#### RECORDED DATA ####

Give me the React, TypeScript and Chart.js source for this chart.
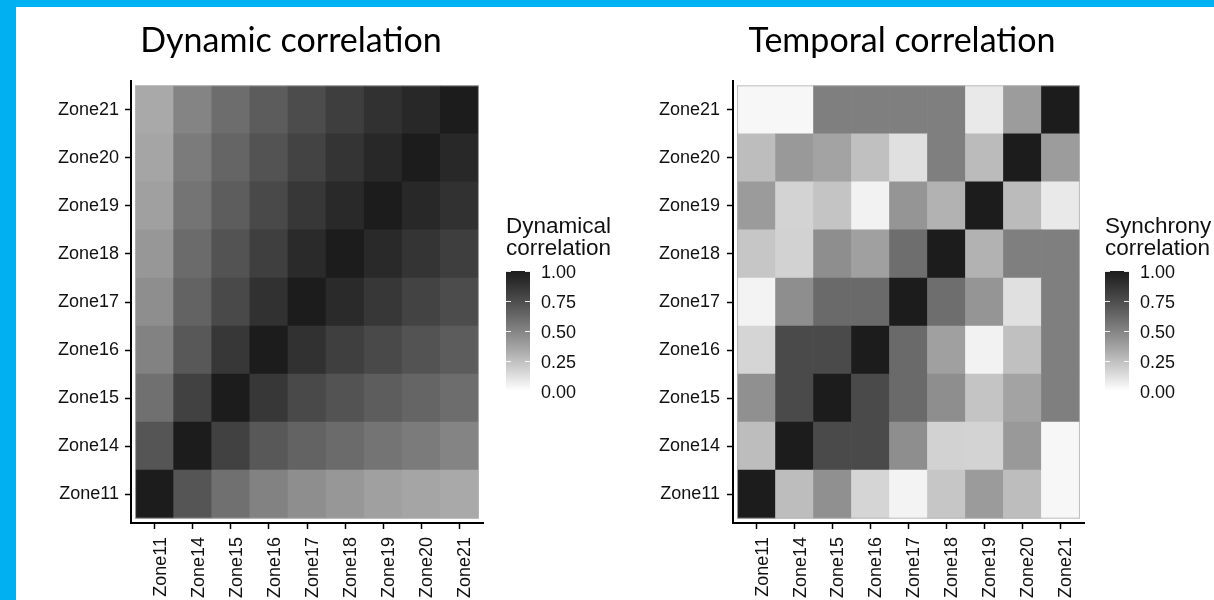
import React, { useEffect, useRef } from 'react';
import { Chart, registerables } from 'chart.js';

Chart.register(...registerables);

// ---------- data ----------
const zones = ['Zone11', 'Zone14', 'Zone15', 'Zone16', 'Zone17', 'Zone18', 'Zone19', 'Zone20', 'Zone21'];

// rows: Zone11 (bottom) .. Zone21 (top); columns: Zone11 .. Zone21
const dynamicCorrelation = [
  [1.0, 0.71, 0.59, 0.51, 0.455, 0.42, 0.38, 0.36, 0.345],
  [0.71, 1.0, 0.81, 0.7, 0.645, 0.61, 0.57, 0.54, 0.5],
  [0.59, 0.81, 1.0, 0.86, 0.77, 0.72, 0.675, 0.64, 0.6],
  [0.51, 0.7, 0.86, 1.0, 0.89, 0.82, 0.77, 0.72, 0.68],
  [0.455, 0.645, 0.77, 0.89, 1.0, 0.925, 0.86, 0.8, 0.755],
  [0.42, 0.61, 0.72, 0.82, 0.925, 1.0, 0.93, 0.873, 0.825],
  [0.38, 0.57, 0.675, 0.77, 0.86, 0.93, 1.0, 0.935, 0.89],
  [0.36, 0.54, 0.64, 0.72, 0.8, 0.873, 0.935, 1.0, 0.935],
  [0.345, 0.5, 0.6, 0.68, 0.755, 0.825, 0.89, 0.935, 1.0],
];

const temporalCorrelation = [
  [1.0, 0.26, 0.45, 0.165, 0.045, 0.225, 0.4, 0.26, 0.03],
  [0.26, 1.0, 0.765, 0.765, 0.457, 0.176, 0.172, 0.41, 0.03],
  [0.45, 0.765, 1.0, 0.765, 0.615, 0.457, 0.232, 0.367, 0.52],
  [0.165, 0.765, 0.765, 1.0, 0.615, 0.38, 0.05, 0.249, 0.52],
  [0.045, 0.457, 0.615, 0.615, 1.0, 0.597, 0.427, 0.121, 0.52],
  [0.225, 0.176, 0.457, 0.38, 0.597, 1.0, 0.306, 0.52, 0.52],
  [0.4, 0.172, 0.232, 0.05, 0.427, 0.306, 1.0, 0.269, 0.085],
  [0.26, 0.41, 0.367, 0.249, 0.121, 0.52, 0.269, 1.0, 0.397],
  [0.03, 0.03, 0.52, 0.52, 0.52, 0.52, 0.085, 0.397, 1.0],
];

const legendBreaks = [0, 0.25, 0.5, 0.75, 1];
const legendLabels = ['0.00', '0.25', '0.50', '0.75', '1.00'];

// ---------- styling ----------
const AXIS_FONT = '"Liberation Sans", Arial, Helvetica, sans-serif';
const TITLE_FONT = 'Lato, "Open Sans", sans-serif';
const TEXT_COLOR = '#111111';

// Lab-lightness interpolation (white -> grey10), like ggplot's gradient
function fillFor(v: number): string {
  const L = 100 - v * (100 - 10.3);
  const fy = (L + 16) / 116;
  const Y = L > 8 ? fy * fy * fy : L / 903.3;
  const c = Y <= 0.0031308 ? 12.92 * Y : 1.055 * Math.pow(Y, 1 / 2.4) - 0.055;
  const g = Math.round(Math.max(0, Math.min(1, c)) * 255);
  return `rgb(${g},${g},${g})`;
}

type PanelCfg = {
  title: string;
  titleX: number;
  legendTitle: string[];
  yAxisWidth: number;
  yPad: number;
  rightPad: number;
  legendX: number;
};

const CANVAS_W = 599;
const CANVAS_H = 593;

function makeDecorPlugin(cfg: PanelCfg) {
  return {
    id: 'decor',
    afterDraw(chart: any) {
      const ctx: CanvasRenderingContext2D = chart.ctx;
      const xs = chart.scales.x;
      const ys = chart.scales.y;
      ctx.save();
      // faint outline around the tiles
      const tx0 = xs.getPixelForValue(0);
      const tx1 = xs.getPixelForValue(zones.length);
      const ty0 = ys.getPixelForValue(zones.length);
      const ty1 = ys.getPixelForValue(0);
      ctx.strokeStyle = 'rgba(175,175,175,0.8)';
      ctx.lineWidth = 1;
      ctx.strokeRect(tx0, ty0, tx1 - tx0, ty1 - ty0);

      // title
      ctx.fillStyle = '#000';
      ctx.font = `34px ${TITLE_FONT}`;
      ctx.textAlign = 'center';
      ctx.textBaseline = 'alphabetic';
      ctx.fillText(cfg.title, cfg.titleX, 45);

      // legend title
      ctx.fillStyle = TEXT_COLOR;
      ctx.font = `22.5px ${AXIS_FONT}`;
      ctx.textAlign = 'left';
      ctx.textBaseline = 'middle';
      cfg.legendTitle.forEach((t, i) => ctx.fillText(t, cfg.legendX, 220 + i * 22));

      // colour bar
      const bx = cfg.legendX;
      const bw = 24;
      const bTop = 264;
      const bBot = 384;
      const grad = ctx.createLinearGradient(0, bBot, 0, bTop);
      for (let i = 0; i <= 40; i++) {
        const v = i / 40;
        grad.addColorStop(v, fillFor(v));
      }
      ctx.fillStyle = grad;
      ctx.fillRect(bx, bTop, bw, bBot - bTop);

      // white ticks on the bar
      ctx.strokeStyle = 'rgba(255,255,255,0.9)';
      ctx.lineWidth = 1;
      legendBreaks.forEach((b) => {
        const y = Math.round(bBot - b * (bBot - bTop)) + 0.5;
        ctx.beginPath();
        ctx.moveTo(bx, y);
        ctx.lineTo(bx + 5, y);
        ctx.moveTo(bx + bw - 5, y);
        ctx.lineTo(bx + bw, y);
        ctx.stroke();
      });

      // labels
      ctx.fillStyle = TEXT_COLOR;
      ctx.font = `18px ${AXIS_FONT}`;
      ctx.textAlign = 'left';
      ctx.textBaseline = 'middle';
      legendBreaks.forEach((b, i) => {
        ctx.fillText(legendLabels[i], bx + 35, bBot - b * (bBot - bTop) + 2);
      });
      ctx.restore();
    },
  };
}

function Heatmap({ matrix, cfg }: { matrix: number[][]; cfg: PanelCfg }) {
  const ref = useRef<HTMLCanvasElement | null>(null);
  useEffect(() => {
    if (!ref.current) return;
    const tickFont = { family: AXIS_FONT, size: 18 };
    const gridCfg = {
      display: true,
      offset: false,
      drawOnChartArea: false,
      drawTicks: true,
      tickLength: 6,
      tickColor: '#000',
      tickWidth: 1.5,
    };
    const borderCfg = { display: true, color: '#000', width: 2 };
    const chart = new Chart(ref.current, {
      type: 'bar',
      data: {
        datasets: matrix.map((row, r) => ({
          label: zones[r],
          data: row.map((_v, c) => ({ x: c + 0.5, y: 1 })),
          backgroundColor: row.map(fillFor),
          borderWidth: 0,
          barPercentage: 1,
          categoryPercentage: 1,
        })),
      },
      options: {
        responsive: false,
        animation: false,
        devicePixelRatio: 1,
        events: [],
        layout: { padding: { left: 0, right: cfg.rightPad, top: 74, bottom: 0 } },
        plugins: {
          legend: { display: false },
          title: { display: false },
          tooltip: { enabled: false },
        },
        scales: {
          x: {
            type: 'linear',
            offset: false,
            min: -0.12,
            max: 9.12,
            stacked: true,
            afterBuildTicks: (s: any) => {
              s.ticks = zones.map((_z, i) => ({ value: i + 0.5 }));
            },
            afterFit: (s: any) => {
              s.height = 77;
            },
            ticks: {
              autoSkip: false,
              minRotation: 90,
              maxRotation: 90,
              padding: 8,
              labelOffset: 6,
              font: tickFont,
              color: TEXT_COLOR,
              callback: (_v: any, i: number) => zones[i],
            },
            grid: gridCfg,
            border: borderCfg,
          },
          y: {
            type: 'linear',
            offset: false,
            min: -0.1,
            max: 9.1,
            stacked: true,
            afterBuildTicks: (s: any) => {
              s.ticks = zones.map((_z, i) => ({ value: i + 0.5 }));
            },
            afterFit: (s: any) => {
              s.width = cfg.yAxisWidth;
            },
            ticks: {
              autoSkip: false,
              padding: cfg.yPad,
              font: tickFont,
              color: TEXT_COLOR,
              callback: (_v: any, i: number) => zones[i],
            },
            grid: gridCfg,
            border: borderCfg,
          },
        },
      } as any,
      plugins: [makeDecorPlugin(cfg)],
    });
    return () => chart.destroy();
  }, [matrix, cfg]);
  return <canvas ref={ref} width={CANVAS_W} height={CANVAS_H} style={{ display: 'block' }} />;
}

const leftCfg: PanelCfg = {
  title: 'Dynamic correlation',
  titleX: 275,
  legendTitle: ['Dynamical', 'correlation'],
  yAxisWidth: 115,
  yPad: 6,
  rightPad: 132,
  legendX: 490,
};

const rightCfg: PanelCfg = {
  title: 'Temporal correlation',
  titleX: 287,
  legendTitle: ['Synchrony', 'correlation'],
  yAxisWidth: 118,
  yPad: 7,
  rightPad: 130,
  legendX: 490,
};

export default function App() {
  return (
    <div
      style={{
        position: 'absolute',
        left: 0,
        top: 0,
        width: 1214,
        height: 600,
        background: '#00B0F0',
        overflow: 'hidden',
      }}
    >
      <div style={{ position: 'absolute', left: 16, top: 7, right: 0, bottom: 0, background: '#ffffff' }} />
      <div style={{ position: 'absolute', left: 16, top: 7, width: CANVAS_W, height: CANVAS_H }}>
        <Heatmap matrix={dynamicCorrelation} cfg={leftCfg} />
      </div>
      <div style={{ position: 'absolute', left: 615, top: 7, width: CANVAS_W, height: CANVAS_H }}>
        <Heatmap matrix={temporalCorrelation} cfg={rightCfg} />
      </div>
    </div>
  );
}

####

THE EXERCISE
Go from the first line of the data above to the line containing "Chart.register(...registerables);" and retype exactly those lines, both included, but none of the pictures.

CORRECT OUTPUT
Give me the React, TypeScript and Chart.js source for this chart.
import React, { useEffect, useRef } from 'react';
import { Chart, registerables } from 'chart.js';

Chart.register(...registerables);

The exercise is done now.